Saddam first appeared before the court July 1, without a lawyer. He was presented with seven preliminary charges that included gassing thousands of Kurds in 1988, the 1990 invasion of Kuwait, the suppression of 1991 revolts by Kurds and Shiites, the murders of religious and political leaders and the mass displacement of Kurds in the 1980s.

Eleven other defendants were arraigned with him.

From Saddam’s standpoint, little headway has been made since. He is said to have a 20-member legal team with lawyers from Belgium, Britain, France, Iraq, Jordan, Lebanon, Libya and Tunisia, but he has not met them. A lawyer was supposed to meet him for the first time last Wednesday but the U.S. military canceled the meeting.
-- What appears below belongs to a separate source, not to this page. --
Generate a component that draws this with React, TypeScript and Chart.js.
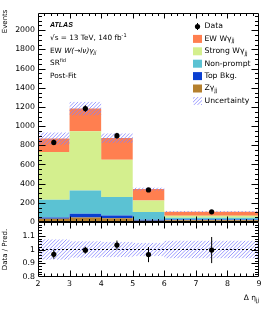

“Denying him this right is a serious breach of international protocols,” Saddam’s lawyers, who were appointed by Saddam’s wife, Sajida, said Sunday in a statement.

The Jordan-based legal team called for Saddam’s immediate release, calling his detention “illegal right from the very beginning.”

“We are extremely disappointed,” said Ziad al-Khasawneh. “Nobody knows anything, except God and the American administration.”

On Sunday, a lawyer said some detainees had started a hunger strike to protest their detention. A U.S. military official confirmed that some were rejecting their main meals but continuing to snack on MREs.

“They don’t acknowledge the legality of their trials or their detention,” said the lawyer, Izzat Aref, an Iraqi appointed by the family of former Deputy Prime Minister Tariq Aziz.

Some Iraqis claim the legal process has been politicized. Speculation once swirled that Saddam would be hastily tried and executed during the U.S. presidential election campaign. Salem Chalabi, the tribunal director, was ousted abruptly in September and accused Prime Minister Ayad Allawi of pushing for show trials to boost his popularity ahead of Iraqi elections.

“Saddam could reveal very important information and his trial could become a lesson not only for the Iraqi people but for history and humanity,” said Entifadh Qanbar, spokesman for the Iraqi National Congress party, led by Salem Chalabi’s uncle, Ahmad Chalabi. “Unfortunately, this opportunity is going away, and this court is losing its credibility.”

The court lost a partner when the United Nations refused to help train judges because the world body does not cooperate with courts that can impose the death penalty.

Prison routine

In the meantime, Saddam seems to have settled into a humdrum existence behind bars.

He receives regular visits from the International Committee of the Red Cross, which passes letters from him to his family. He gets out of his cell — which is 12 feet by 15 feet — twice a day for recreation, which includes exercising and tending plants, said al-Rubaie, who visited him three months ago.

Saddam also had a hernia operation and his blood pressure varies, a U.S. official said. Saddam’s enlarged prostate is not an immediate concern.

He is said to be writing a novel, “Get Out, You Damned,” excerpts of which have appeared in a London-based Arab newspaper, and has written poetry.

“I can tell you one thing, they’re really the most rubbishy poems on Earth,” al-Rubaie told AP. “Even I could write poems in English better than he could in Arabic.”